Start of SOURCE DATA

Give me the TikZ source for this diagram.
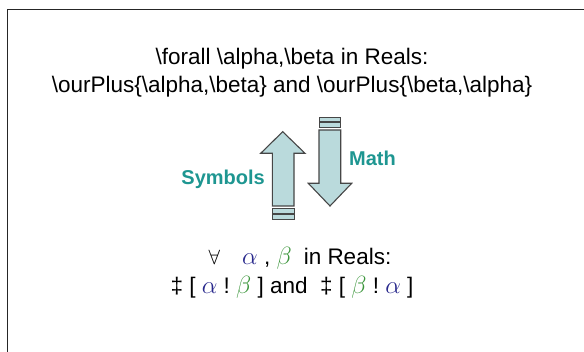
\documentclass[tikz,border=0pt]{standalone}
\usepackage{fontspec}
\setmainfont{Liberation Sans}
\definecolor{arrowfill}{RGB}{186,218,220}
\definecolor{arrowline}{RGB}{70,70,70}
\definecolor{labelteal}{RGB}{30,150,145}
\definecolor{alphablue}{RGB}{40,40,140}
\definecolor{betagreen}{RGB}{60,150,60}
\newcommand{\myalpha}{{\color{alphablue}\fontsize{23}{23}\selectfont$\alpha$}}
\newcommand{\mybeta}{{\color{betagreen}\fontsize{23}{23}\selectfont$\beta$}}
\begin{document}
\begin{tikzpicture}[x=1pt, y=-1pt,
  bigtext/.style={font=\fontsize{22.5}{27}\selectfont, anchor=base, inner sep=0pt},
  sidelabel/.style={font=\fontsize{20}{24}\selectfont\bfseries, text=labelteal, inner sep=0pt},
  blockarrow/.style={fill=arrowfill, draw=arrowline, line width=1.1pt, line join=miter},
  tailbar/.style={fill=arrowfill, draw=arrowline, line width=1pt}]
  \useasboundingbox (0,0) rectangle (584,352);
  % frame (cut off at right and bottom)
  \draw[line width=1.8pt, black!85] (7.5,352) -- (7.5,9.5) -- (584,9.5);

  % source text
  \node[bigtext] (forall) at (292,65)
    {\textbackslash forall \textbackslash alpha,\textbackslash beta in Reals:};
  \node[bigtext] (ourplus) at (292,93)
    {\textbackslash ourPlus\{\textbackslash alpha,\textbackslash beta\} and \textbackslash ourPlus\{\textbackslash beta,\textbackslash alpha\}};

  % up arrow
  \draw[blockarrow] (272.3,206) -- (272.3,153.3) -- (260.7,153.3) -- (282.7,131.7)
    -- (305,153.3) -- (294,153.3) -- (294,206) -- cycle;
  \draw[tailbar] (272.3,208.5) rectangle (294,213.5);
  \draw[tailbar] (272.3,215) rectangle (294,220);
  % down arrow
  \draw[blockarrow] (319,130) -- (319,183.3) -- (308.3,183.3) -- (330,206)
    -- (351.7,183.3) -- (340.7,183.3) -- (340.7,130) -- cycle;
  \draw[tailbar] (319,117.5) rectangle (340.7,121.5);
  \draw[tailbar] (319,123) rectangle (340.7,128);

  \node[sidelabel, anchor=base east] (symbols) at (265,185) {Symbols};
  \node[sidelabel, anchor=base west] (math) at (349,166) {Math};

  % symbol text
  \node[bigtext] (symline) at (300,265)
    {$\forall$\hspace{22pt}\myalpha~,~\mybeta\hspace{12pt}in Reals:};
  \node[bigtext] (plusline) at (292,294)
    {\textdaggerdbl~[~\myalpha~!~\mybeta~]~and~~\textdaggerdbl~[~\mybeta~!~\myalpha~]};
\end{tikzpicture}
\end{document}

End of SOURCE DATA

** WORK INSTRUCTIONS **
Write the material out again exactly as it appears, dropping the pictures.

** SOLUTION **
Give me the TikZ source for this diagram.
\documentclass[tikz,border=0pt]{standalone}
\usepackage{fontspec}
\setmainfont{Liberation Sans}
\definecolor{arrowfill}{RGB}{186,218,220}
\definecolor{arrowline}{RGB}{70,70,70}
\definecolor{labelteal}{RGB}{30,150,145}
\definecolor{alphablue}{RGB}{40,40,140}
\definecolor{betagreen}{RGB}{60,150,60}
\newcommand{\myalpha}{{\color{alphablue}\fontsize{23}{23}\selectfont$\alpha$}}
\newcommand{\mybeta}{{\color{betagreen}\fontsize{23}{23}\selectfont$\beta$}}
\begin{document}
\begin{tikzpicture}[x=1pt, y=-1pt,
  bigtext/.style={font=\fontsize{22.5}{27}\selectfont, anchor=base, inner sep=0pt},
  sidelabel/.style={font=\fontsize{20}{24}\selectfont\bfseries, text=labelteal, inner sep=0pt},
  blockarrow/.style={fill=arrowfill, draw=arrowline, line width=1.1pt, line join=miter},
  tailbar/.style={fill=arrowfill, draw=arrowline, line width=1pt}]
  \useasboundingbox (0,0) rectangle (584,352);
  % frame (cut off at right and bottom)
  \draw[line width=1.8pt, black!85] (7.5,352) -- (7.5,9.5) -- (584,9.5);

  % source text
  \node[bigtext] (forall) at (292,65)
    {\textbackslash forall \textbackslash alpha,\textbackslash beta in Reals:};
  \node[bigtext] (ourplus) at (292,93)
    {\textbackslash ourPlus\{\textbackslash alpha,\textbackslash beta\} and \textbackslash ourPlus\{\textbackslash beta,\textbackslash alpha\}};

  % up arrow
  \draw[blockarrow] (272.3,206) -- (272.3,153.3) -- (260.7,153.3) -- (282.7,131.7)
    -- (305,153.3) -- (294,153.3) -- (294,206) -- cycle;
  \draw[tailbar] (272.3,208.5) rectangle (294,213.5);
  \draw[tailbar] (272.3,215) rectangle (294,220);
  % down arrow
  \draw[blockarrow] (319,130) -- (319,183.3) -- (308.3,183.3) -- (330,206)
    -- (351.7,183.3) -- (340.7,183.3) -- (340.7,130) -- cycle;
  \draw[tailbar] (319,117.5) rectangle (340.7,121.5);
  \draw[tailbar] (319,123) rectangle (340.7,128);

  \node[sidelabel, anchor=base east] (symbols) at (265,185) {Symbols};
  \node[sidelabel, anchor=base west] (math) at (349,166) {Math};

  % symbol text
  \node[bigtext] (symline) at (300,265)
    {$\forall$\hspace{22pt}\myalpha~,~\mybeta\hspace{12pt}in Reals:};
  \node[bigtext] (plusline) at (292,294)
    {\textdaggerdbl~[~\myalpha~!~\mybeta~]~and~~\textdaggerdbl~[~\mybeta~!~\myalpha~]};
\end{tikzpicture}
\end{document}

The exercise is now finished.